Çuval giyse yakışır!
* Ajda Pekkan ‘Çuval giyse yakışır’ tezini bir kez daha onaylatmak ister gibiydi. Ona rağmen yine güzeldi. İşine saygısı her halinden belli oluyor. Ama Madonna’nın dansçılarından sonra bizde arkadaki dansçılar o kadar sırıtıyor ki. Tamam, bir Madonna dansçısı beklemiyoruz, ama bu kadar gereksizi de hiç olmasa olur. Bir Ajda Pekkan, bir Ebru Gündeş tek başlarına da sahneye hakimler.
* Ödül törenlerinin en büyük sorunu kadınların kilo problemi. Tamam, ben de bir kadınım. İncecik kadınlara ‘Kilolarıyla başı dertte’ diye başlık atıldı mı tepem atar, plajdaki ‘selülit’ fotoğraflarına da sinir olurum. Ama, işi televizyona, sahneye çıkmak olan ve bunun için gayet yüklü paralar kazanan kişilerin, bir sağlık problemleri yoksa, işlerine saygıdan fit olmalarını beklemek de en doğal hakkımız. Kadınlar kendilerini tamamen bırakmış. Bir de nasıl bir iddia varsa, aynaya ya da vücutlarına bakmadan minileri, bele kadar yırtmaçları giymişler. Eee, tabii olmamış. Erkeklerse gayet bakımlı ve fit.
‘Hürrem’ farkı
* Bir tek Meryem Uzerli, televizyonda kilolu durmasına rağmen bir şey kaybetmiyor. Pozitif enerjisi, doğallığı ve sempatisiyle sahneye çok yakışıyor, insanın içini açıyor. “Annemlere beni izleyin diye mesaj çektim” demesi çok tatlıydı.
* Kıvanç Tatlıtuğ, mikrofon ayarlanamadığı için iki büklüm konuşmak zorunda kalsa da gayet iyiydi. Ekip arkadaşlarını onore etti.
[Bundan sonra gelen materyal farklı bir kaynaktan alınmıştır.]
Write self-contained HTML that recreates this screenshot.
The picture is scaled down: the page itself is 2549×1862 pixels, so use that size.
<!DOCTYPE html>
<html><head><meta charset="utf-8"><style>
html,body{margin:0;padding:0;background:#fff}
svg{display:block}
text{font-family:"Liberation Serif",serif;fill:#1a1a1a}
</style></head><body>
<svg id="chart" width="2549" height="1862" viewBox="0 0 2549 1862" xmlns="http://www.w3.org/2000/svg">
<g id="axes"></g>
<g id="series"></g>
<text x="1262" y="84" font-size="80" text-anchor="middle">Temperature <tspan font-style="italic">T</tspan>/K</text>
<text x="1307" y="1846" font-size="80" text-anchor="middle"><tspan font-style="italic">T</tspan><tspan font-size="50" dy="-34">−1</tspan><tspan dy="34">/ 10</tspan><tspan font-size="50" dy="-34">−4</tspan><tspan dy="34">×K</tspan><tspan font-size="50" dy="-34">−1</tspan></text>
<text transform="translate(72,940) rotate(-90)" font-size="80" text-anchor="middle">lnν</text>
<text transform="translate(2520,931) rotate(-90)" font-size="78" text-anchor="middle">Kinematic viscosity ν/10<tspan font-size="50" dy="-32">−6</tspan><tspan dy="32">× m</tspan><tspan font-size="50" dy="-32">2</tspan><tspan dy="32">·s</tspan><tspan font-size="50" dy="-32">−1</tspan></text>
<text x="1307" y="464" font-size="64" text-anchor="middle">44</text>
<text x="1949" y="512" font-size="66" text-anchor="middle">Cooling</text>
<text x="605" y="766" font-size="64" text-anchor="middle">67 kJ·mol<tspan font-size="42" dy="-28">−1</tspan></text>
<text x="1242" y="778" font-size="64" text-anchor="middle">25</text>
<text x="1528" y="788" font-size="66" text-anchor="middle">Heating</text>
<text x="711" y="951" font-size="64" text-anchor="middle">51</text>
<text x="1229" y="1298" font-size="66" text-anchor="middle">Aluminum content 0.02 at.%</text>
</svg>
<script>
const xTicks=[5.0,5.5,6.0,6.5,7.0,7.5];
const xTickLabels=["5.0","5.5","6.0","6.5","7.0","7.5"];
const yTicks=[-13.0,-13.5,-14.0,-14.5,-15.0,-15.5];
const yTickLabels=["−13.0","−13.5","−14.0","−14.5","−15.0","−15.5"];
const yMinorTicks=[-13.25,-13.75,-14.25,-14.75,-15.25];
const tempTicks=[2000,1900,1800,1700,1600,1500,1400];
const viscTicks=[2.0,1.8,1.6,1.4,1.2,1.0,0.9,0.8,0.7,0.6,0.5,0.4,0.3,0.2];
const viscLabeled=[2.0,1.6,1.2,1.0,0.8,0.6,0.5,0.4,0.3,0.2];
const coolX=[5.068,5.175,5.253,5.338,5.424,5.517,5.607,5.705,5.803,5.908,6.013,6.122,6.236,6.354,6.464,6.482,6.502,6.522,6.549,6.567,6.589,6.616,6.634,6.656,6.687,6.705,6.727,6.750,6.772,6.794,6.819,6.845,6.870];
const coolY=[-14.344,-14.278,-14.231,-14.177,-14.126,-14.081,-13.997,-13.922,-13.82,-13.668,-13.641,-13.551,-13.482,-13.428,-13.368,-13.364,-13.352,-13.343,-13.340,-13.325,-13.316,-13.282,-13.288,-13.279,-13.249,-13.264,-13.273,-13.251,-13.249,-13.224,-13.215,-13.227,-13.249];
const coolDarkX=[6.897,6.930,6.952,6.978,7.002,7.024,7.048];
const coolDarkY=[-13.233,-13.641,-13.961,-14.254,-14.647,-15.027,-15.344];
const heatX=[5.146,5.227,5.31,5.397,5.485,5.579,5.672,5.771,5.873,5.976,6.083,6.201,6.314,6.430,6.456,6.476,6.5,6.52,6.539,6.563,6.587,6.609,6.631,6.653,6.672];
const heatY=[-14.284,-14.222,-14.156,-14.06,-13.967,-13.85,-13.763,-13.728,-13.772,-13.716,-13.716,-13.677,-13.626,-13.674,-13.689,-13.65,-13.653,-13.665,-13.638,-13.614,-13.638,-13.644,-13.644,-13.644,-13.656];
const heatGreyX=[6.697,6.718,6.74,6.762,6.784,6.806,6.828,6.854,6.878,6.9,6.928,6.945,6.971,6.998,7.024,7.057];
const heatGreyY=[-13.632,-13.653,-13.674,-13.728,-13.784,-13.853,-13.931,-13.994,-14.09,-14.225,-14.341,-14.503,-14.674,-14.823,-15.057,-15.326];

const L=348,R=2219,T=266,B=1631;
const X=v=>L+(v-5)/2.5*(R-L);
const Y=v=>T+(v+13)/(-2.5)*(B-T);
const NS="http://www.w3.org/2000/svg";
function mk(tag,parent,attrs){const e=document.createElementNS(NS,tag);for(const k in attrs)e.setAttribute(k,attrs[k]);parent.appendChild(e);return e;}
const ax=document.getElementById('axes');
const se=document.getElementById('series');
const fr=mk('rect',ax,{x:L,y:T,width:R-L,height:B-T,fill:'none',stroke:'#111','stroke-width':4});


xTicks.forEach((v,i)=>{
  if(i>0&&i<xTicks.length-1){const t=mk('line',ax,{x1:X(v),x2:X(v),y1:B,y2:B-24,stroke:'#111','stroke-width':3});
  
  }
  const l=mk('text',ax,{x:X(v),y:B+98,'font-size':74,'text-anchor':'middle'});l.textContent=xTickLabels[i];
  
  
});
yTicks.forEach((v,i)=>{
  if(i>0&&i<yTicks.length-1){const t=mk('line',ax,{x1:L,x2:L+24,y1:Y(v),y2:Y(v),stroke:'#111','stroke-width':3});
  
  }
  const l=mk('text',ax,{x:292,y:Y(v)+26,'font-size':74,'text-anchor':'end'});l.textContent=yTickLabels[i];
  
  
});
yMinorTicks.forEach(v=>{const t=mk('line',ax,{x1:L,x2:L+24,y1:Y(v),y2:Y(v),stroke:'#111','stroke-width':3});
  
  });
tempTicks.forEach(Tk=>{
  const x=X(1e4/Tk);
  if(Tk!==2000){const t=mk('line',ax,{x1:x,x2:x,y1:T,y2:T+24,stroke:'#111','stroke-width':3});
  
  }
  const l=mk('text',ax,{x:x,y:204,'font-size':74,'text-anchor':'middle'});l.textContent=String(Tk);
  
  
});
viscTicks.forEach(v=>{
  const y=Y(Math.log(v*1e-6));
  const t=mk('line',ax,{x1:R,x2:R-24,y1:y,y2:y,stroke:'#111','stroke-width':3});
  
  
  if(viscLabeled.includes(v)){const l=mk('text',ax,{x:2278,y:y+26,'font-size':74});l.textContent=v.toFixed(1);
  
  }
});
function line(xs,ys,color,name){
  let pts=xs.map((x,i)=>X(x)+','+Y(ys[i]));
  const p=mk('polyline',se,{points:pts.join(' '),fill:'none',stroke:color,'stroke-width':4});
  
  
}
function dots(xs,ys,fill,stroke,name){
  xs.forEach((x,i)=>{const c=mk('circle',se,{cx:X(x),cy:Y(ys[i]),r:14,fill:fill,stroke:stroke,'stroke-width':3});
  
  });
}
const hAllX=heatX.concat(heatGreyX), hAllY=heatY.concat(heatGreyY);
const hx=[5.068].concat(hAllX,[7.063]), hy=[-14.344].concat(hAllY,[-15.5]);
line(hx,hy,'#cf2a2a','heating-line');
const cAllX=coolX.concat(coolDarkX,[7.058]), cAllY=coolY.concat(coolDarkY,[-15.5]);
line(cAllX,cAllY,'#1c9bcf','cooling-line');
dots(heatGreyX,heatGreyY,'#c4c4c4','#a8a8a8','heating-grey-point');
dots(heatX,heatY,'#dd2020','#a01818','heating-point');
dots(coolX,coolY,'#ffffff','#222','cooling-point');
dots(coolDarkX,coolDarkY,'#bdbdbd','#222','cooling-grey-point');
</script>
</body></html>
Ödülünü o gün yaş günü olan babasına adadı.
* İbrahim Tatlıses, yine ayakta alkışlandı. Kadın hakları diye yer gök inlerken Tatlıses’in bu kadar seveni olması bana göre şaşırtıcı. Yine de bu kadar büyük bir kazadan sonra onu ayakta görmek güzel.